Dell XPS 15 9550 review: Battery Life
On the battery life front, you’ll be glad of the lower-resolution screen. Due to the higher-power processor, the Dell XPS was never going to be a real battery stamina winner even with a 1080p screen. Still, it could be a lot worse. Using the laptop for an hour as a simple word processor (with a bit of browsing thrown in) in indoors lighting requiring about 30 percent screen brightness, an hour took 17 percent off the battery life. With light use you’ll get just under six hours between charges. While plenty of HQ-series-CPU laptops do worse, it’s pretty poor among XPS lim and light-ish laptops. If you need your laptop to last a full work day, look for one with a more efficient, lower-power CPU. When playing back a high-quality MP4 video at 120cd/m2 brightness, the Dell 15 lasts five hours and 55 minutes.

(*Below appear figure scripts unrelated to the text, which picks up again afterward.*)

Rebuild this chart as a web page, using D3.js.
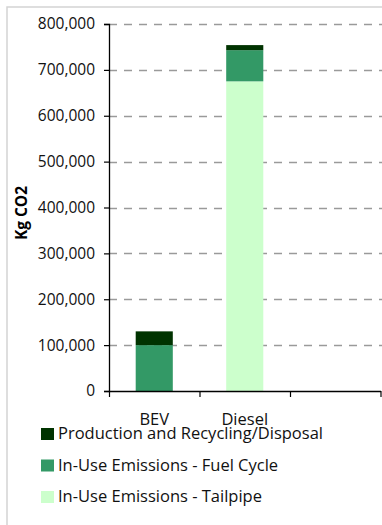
<!DOCTYPE html>
<html>
<head>
<meta charset="utf-8">
<script src="https://cdn.jsdelivr.net/npm/d3@7"></script>
<style>
  html, body { margin: 0; padding: 0; background: #fff; }
  svg { display: block; font-family: "Open Sans", "Noto Sans", sans-serif; }
</style>
</head>
<body>
<svg id="chart" width="382" height="525"></svg>
<script>
// Life-cycle CO2 emissions per vehicle type (kg CO2)
const categories = ["BEV", "Diesel", ""];
const seriesNames = [
  "In-Use Emissions - Tailpipe",
  "In-Use Emissions - Fuel Cycle",
  "Production and Recycling/Disposal"
];
const tailpipe    = [0, 675000, 0];
const fuelCycle   = [100000, 68000, 0];
const production  = [30000, 11000, 0];
const seriesColors = ["#ccffcc", "#339966", "#003300"];
const yTicks = [0, 100000, 200000, 300000, 400000, 500000, 600000, 700000, 800000];
const yTitle = "Kg CO2";

const svg = d3.select("#chart");
const margin = { left: 109, right: 1.5, top: 24, bottom: 134 };
const W = 382, H = 525;

// frame around the chart area
svg.append("rect")
  .attr("x", 7).attr("y", 7)
  .attr("width", W + 10).attr("height", H + 10)
  .attr("fill", "none").attr("stroke", "#d4d4d4").attr("stroke-width", 1.5);

const x = d3.scaleBand()
  .domain(categories.map((c, i) => i))
  .range([margin.left, W - margin.right])
  .paddingInner(0.59).paddingOuter(0.295);

const xAxisScale = d3.scaleLinear().domain([0, categories.length]).range([margin.left, W - margin.right]);

const y = d3.scaleLinear().domain([0, 800000]).range([H - margin.bottom, margin.top]);

// dashed gridlines
svg.append("g")
  .selectAll("line")
  .data(yTicks.filter(d => d > 0))
  .join("line")
  .attr("x1", margin.left).attr("x2", W)
  .attr("y1", d => Math.round(y(d)) + 0.5).attr("y2", d => Math.round(y(d)) + 0.5)
  .attr("stroke", "#9a9a9a").attr("stroke-width", 1.3)
  .attr("stroke-dasharray", "8,7");

// stacked bars
const rows = categories.map((c, i) => ({
  idx: i,
  [seriesNames[0]]: tailpipe[i],
  [seriesNames[1]]: fuelCycle[i],
  [seriesNames[2]]: production[i]
}));
const stack = d3.stack().keys(seriesNames)(rows);

svg.append("g")
  .selectAll("g")
  .data(stack)
  .join("g")
  .attr("fill", (d, i) => seriesColors[i])
  .selectAll("rect")
  .data(d => d)
  .join("rect")
  .attr("x", d => x(d.data.idx))
  .attr("width", x.bandwidth())
  .attr("y", d => y(d[1]))
  .attr("height", d => Math.max(0, y(d[0]) - y(d[1])));

// y axis
const yAxis = svg.append("g")
  .attr("transform", `translate(${margin.left},0)`)
  .call(d3.axisLeft(y).tickValues(yTicks).tickSize(5).tickPadding(9)
    .tickFormat(d3.format(",")));
yAxis.select(".domain").attr("stroke", "#000").attr("stroke-width", 1.3);
yAxis.selectAll(".tick line").attr("stroke", "#000").attr("stroke-width", 1.2);
yAxis.selectAll(".tick text").attr("font-size", 15.5).attr("fill", "#111")
  .attr("font-family", "Open Sans, sans-serif");

// x axis with boundary ticks between categories
const xAxis = svg.append("g")
  .attr("transform", `translate(0,${H - margin.bottom})`)
  .call(d3.axisBottom(xAxisScale).tickValues(d3.range(categories.length + 1))
    .tickSize(6).tickSizeOuter(0).tickFormat(""));
xAxis.select(".domain").attr("stroke", "#000").attr("stroke-width", 1.5);
xAxis.selectAll(".tick line").attr("stroke", "#000").attr("stroke-width", 1.2);

// category labels
svg.append("g")
  .selectAll("text")
  .data(categories)
  .join("text")
  .attr("x", (d, i) => (xAxisScale(i) + xAxisScale(i + 1)) / 2)
  .attr("y", 425)
  .attr("text-anchor", "middle")
  .attr("font-size", 16.5)
  .attr("fill", "#111")
  .text(d => d);

// y axis title
svg.append("text")
  .attr("transform", "translate(27,213) rotate(-90)")
  .attr("text-anchor", "middle")
  .attr("font-size", 15.5)
  .attr("font-weight", "bold")
  .attr("fill", "#000")
  .text(yTitle);

// legend (top entry is the top of the stack)
const legendOrder = [2, 1, 0];
const legend = svg.append("g")
  .selectAll("g")
  .data(legendOrder)
  .join("g")
  .attr("transform", (d, i) => `translate(41,${428 + i * 31.5})`);
legend.append("rect")
  .attr("width", 13).attr("height", 12)
  .attr("fill", d => seriesColors[d]);
legend.append("text")
  .attr("x", 17).attr("y", 11)
  .attr("font-size", 16.5)
  .attr("fill", "#111")
  .text(d => seriesNames[d]);
</script>
</body>
</html>
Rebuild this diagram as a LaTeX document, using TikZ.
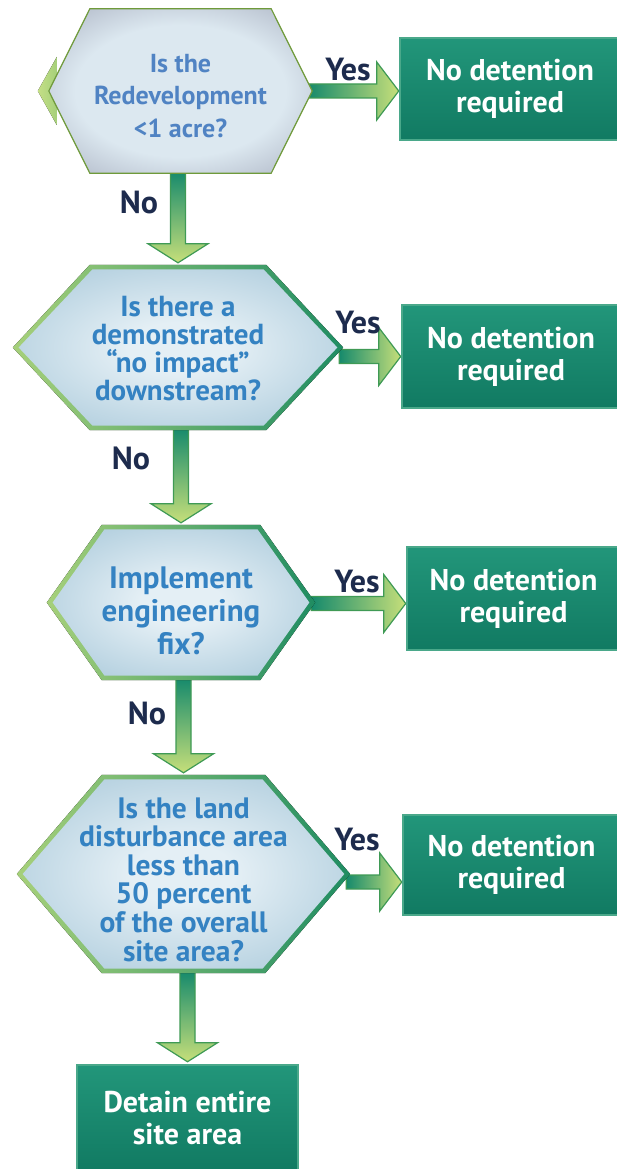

It’s pretty much the same result we saw when using the Dell XPS 15 for ‘normal’ work, which is no great surprise. When laptops of this power level often last for four hours, or even less, it’s not bad stamina as such. But we can’t get around that some of you will be much better-served by a longer-lasting laptop like a Toshiba Portege Z20t or Lenovo ThinkPad X1. Anything else to consider? A few things. First, the ultra-slim screen bezel has forced Dell to move the webcam below the screen. It’s angled so you don’t need to push the screen back too far to get in view, but it’s not the most convenient or flattering camera placement. It’s a real double-chin emphasiser. The XPS 15 uses a basic 720p camera too, turning indoor shots into undersaturated watercolour-like images thanks to limited sensor quality/size and hardcore noise reduction processing. The Dell XPS 15’s speakers are a little disappointing too. They’re loud, but sound quite boxy and are prone to mid-range distortion when driven at maximum volume. A bit more finesse would be nice.